Many beginners overclean because they want to be responsible. The intention is good, but hamsters can become stressed when every familiar scent disappears. A better approach is to clean in sections. Keep part of the old clean bedding, leave a familiar toy unwashed if it is not dirty, and avoid rearranging everything at once. Your hamster will still notice the cleaning, but it will not feel like waking up in a completely different zip code.
One practical trick is to keep a small cleaning kit near the cage: scoop, trash bags, cloths, and spare bedding. When supplies are nearby, daily spot cleaning takes only a minute or two. This small habit prevents big weekend messes. It is much easier to remove one wet corner today than to face a full cage funk festival later.

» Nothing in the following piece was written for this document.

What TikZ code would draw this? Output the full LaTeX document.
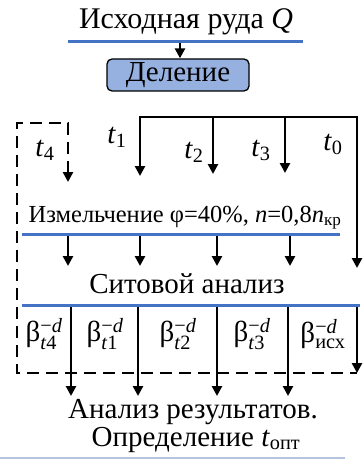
\documentclass[tikz,border=0pt]{standalone}
\usepackage{fontspec}
\setmainfont{Liberation Serif}
\usepackage{amsmath}
\usetikzlibrary{arrows.meta,positioning}
\definecolor{lineblue}{RGB}{68,114,196}
\definecolor{boxblue}{RGB}{150,176,224}
\definecolor{faintline}{RGB}{180,196,222}
\tikzset{
  txtlabel/.style={font=\fontsize{29}{31}\selectfont, inner sep=0pt, anchor=base},
  smalllabel/.style={font=\fontsize{24.5}{26}\selectfont, inner sep=0pt, anchor=base},
  betalabel/.style={font=\fontsize{29}{31}\selectfont, inner sep=0pt},
  procbox/.style={draw, rounded corners=5pt, line width=1.3pt, fill=boxblue, minimum width=142pt, minimum height=32pt, inner sep=0pt, font=\fontsize{29}{31}\selectfont},
  blueline/.style={lineblue, line width=3pt},
  arrow/.style={-{Triangle[width=10pt,length=10pt]}, line width=2.6pt},
  twoarrow/.style={{Triangle[width=10pt,length=10pt]}-{Triangle[width=10pt,length=10pt]}, line width=2.6pt, line join=miter},
  dashpath/.style={{Triangle[width=10pt,length=10pt]}-, line width=2.6pt, line join=miter, dash pattern=on 12pt off 7pt}
}
\newcommand{\betaidx}[1]{β$^{\text{−\textit{d}}}_{\text{#1}}$}

\begin{document}
\begin{tikzpicture}[x=1pt,y=-1pt]
  \useasboundingbox (0,0) rectangle (362,468);
  % source and splitting
  \node[txtlabel, font=\fontsize{30}{32}\selectfont] (ore) at (186,29) {Исходная руда \textit{Q}};
  \coordinate (oreL) at (68,42);
  \coordinate (oreR) at (303,42);
  \draw[blueline] (oreL) -- (oreR);
  \node[procbox] (split) at (178,75) {Деление};
  \coordinate (oreout) at (180,43);
  \draw[arrow] (oreout) -- (split.north -| oreout);
  % grinding times
  \coordinate (t1top) at (140,117);
  \coordinate (t1end) at (140,176);
  \coordinate (t2top) at (213,117);
  \coordinate (t2end) at (213,174);
  \coordinate (t3top) at (285,117);
  \coordinate (t3end) at (285,173);
  \coordinate (t0top) at (357,117);
  \coordinate (t0end) at (357,268);
  \draw[twoarrow] (t1end) -- (t1top) -- (t0top) -- (t0end);
  \draw[arrow] (t2top) -- (t2end);
  \draw[arrow] (t3top) -- (t3end);
  \node[txtlabel] (lt4) at (45,156) {\textit{t}\textsubscript{4}};
  \node[txtlabel] (lt1) at (117,143) {\textit{t}\textsubscript{1}};
  \node[txtlabel] (lt2) at (194,158) {\textit{t}\textsubscript{2}};
  \node[txtlabel] (lt3) at (261,156) {\textit{t}\textsubscript{3}};
  \node[txtlabel] (lt0) at (333,150) {\textit{t}\textsubscript{0}};
  % dashed loop for t4
  \coordinate (t4end) at (68,182);
  \coordinate (t4top) at (68,123);
  \coordinate (dashTL) at (17,123);
  \coordinate (dashBL) at (17,373);
  \coordinate (dashBR) at (357,373);
  \draw[dashpath] (t4end) -- (t4top) -- (dashTL) -- (dashBL) -- (dashBR);
  % grinding
  \node[smalllabel] (grind) at (185,222) {Измельчение φ=40\%, \textit{n}=0,8\textit{n}\textsubscript{кр}};
  \coordinate (grindL) at (22,234);
  \coordinate (grindR) at (340,234);
  \draw[blueline] (grindL) -- (grindR);
  \foreach \x [count=\i] in {68,140,217,290} {
    \coordinate (g\i top) at (\x,236);
    \coordinate (g\i end) at (\x,266);
    \draw[arrow] (g\i top) -- (g\i end);
  }
  % sieve analysis
  \node[txtlabel] (sieve) at (187,293) {Ситовой анализ};
  \coordinate (sieveL) at (22,305);
  \coordinate (sieveR) at (360,305);
  \draw[blueline] (sieveL) -- (sieveR);
  \foreach \x [count=\i] in {71,138,217,288} {
    \coordinate (s\i top) at (\x,307);
    \coordinate (s\i end) at (\x,396);
    \draw[arrow] (s\i top) -- (s\i end);
  }
  \coordinate (s0top) at (357,307);
  \draw[arrow] (s0top) -- (dashBR);
  \node[betalabel] (b4) at (44,334) {\betaidx{\textit{t}4}};
  \node[betalabel] (b1) at (105,334) {\betaidx{\textit{t}1}};
  \node[betalabel] (b2) at (178,334) {\betaidx{\textit{t}2}};
  \node[betalabel] (b3) at (252,334) {\betaidx{\textit{t}3}};
  \node[betalabel] (b0) at (323,334) {\betaidx{исх}};
  % results
  \node[txtlabel] (res) at (193,418) {Анализ результатов.};
  \node[txtlabel] (opt) at (196,446) {Определение \textit{t}\textsubscript{опт}};
  \coordinate (baseL) at (0,458);
  \coordinate (baseR) at (345,458);
  \draw[faintline, line width=1.5pt] (baseL) -- (baseR);
\end{tikzpicture}
\end{document}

Finally, remember that every hamster has its own habits. Some are tidy little citizens. Others treat bedding like confetti and food storage like competitive sport. Watch your hamster’s routine, adjust your cleaning schedule, and aim for a cage that is clean, dry, enriching, and still familiar. That balance is the real secret.
Conclusion
Learning how to clean out a hamster cage is really about creating a healthy rhythm. Spot clean daily, remove spoiled food, wash dishes and water containers, refresh dirty bedding, and deep clean only when needed. Use safe bedding, mild cleaners, warm water, and plenty of patience. Most importantly, remember that your hamster’s sense of smell is part of its security system. A good cleaning routine keeps the cage fresh without making your pet feel like its entire world vanished overnight.
A clean hamster cage is not just nicer for your home; it is better for your hamster’s comfort, health, and happiness. Keep it dry, keep it safe, and keep a little familiar bedding behind. Your hamster may not thank you with flowers, but it might reward you by immediately kicking bedding into the food bowl. That is love, hamster-style.